Recorded data:
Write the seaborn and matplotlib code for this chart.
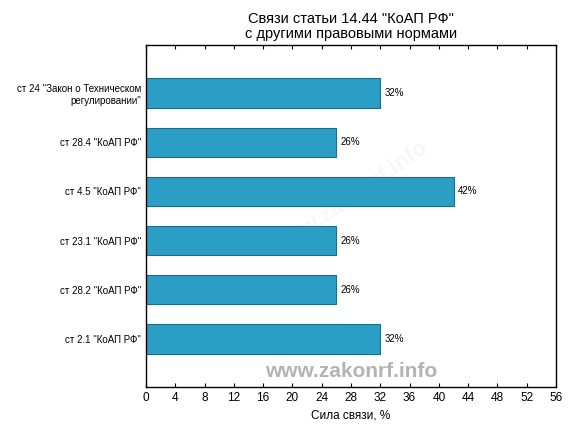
import numpy as np
import pandas as pd
import seaborn as sns
import matplotlib.pyplot as plt

labels = ['ст 24 "Закон о Техническом\nрегулировании"', 'ст 28.4 "КоАП РФ"', 'ст 4.5 "КоАП РФ"',
          'ст 23.1 "КоАП РФ"', 'ст 28.2 "КоАП РФ"', 'ст 2.1 "КоАП РФ"']
values = [32, 26, 42, 26, 26, 32]
value_text = ['32%', '26%', '42%', '26%', '26%', '32%']
xticks = list(range(0, 57, 4))

df = pd.DataFrame({'label': labels, 'value': values})

sns.set_style('white')
plt.rcParams['font.family'] = ['Liberation Sans', 'DejaVu Sans']
for k in ['text.color', 'axes.labelcolor', 'xtick.color', 'ytick.color']:
    plt.rcParams[k] = 'black'

fig = plt.figure(figsize=(5.76, 4.32), dpi=100)
ax = fig.add_axes([146/576, 1-387/432, 410/576, 342/432])

sns.barplot(data=df, y='label', x='value', orient='h', color='#2b9ec5', saturation=1,
            edgecolor='#1d6c88', linewidth=0.8, width=0.6, ax=ax)

# подписи процентов
for i, (v, t) in enumerate(zip(values, value_text)):
    ax.text(v + 0.6, i, t, va='center', ha='left', fontsize=7)

ax.set_xlim(0, 56)
ax.set_ylim(5.98, -0.98)
ax.set_xticks(xticks)
ax.set_xticklabels([str(x) for x in xticks], fontsize=8.5)
ax.tick_params(axis='y', labelsize=7, direction='in', length=3, left=True)
ax.tick_params(axis='x', direction='in', length=3, top=True, bottom=True)
ax.set_ylabel('')
ax.set_xlabel('Сила связи, %', fontsize=8.5)
for s in ax.spines.values():
    s.set_color('black')
    s.set_linewidth(1)

ax.set_title('Связи статьи 14.44 "КоАП РФ"\nс другими правовыми нормами', fontsize=10.5, pad=5, linespacing=1.1)

ax.text(0.5, 0.045, 'www.zakonrf.info', transform=ax.transAxes, ha='center', va='center',
        fontsize=15, fontweight='bold', color='#b3b3b3')
ax.text(0.5, 0.55, 'www.zakonrf.info', transform=ax.transAxes, ha='center', va='center',
        fontsize=16, fontweight='bold', color='#f7f7f7', rotation=35, zorder=0)

fig.savefig('out.png', dpi=100)
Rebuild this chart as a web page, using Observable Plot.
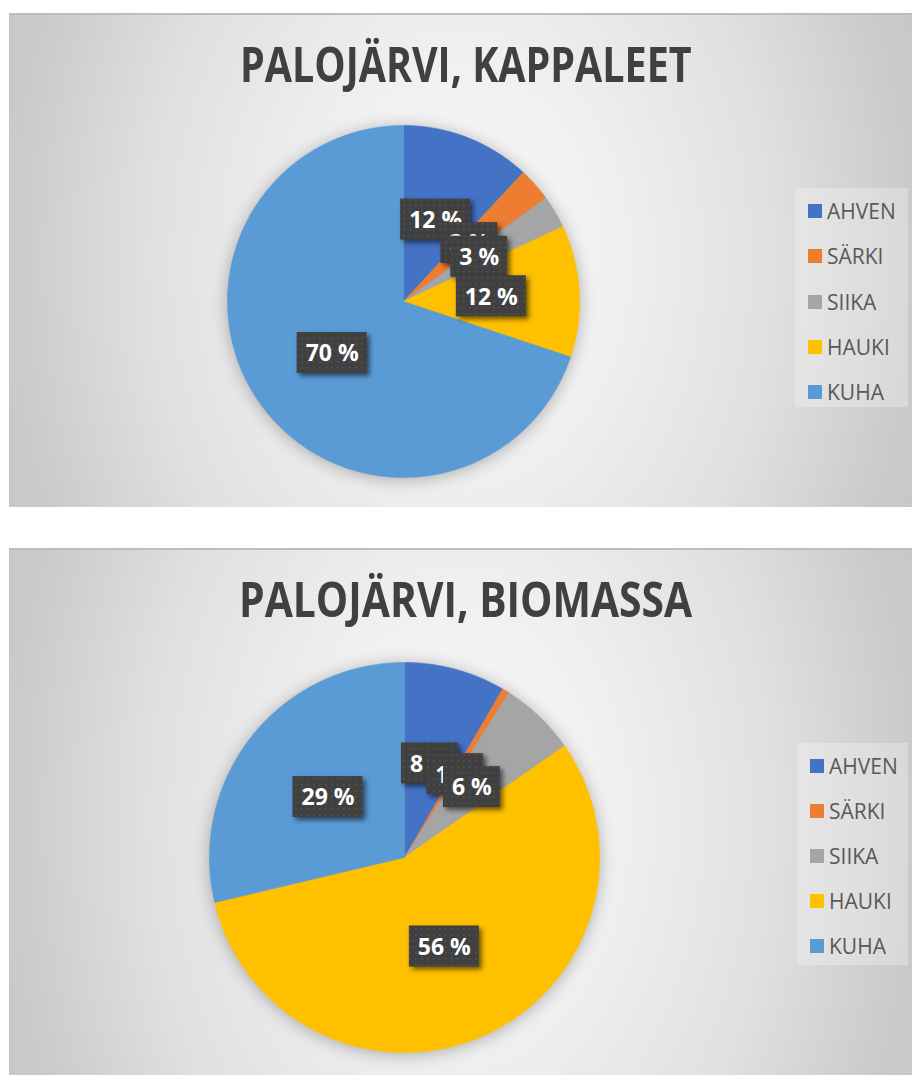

## WHAT TO PRODUCE
Copy the material above exactly and drop the pictures.

## FULL OUTPUT
Write the seaborn and matplotlib code for this chart.
import numpy as np
import pandas as pd
import seaborn as sns
import matplotlib.pyplot as plt

labels = ['ст 24 "Закон о Техническом\nрегулировании"', 'ст 28.4 "КоАП РФ"', 'ст 4.5 "КоАП РФ"',
          'ст 23.1 "КоАП РФ"', 'ст 28.2 "КоАП РФ"', 'ст 2.1 "КоАП РФ"']
values = [32, 26, 42, 26, 26, 32]
value_text = ['32%', '26%', '42%', '26%', '26%', '32%']
xticks = list(range(0, 57, 4))

df = pd.DataFrame({'label': labels, 'value': values})

sns.set_style('white')
plt.rcParams['font.family'] = ['Liberation Sans', 'DejaVu Sans']
for k in ['text.color', 'axes.labelcolor', 'xtick.color', 'ytick.color']:
    plt.rcParams[k] = 'black'

fig = plt.figure(figsize=(5.76, 4.32), dpi=100)
ax = fig.add_axes([146/576, 1-387/432, 410/576, 342/432])

sns.barplot(data=df, y='label', x='value', orient='h', color='#2b9ec5', saturation=1,
            edgecolor='#1d6c88', linewidth=0.8, width=0.6, ax=ax)

# подписи процентов
for i, (v, t) in enumerate(zip(values, value_text)):
    ax.text(v + 0.6, i, t, va='center', ha='left', fontsize=7)

ax.set_xlim(0, 56)
ax.set_ylim(5.98, -0.98)
ax.set_xticks(xticks)
ax.set_xticklabels([str(x) for x in xticks], fontsize=8.5)
ax.tick_params(axis='y', labelsize=7, direction='in', length=3, left=True)
ax.tick_params(axis='x', direction='in', length=3, top=True, bottom=True)
ax.set_ylabel('')
ax.set_xlabel('Сила связи, %', fontsize=8.5)
for s in ax.spines.values():
    s.set_color('black')
    s.set_linewidth(1)

ax.set_title('Связи статьи 14.44 "КоАП РФ"\nс другими правовыми нормами', fontsize=10.5, pad=5, linespacing=1.1)

ax.text(0.5, 0.045, 'www.zakonrf.info', transform=ax.transAxes, ha='center', va='center',
        fontsize=15, fontweight='bold', color='#b3b3b3')
ax.text(0.5, 0.55, 'www.zakonrf.info', transform=ax.transAxes, ha='center', va='center',
        fontsize=16, fontweight='bold', color='#f7f7f7', rotation=35, zorder=0)

fig.savefig('out.png', dpi=100)
Rebuild this chart as a web page, using Observable Plot.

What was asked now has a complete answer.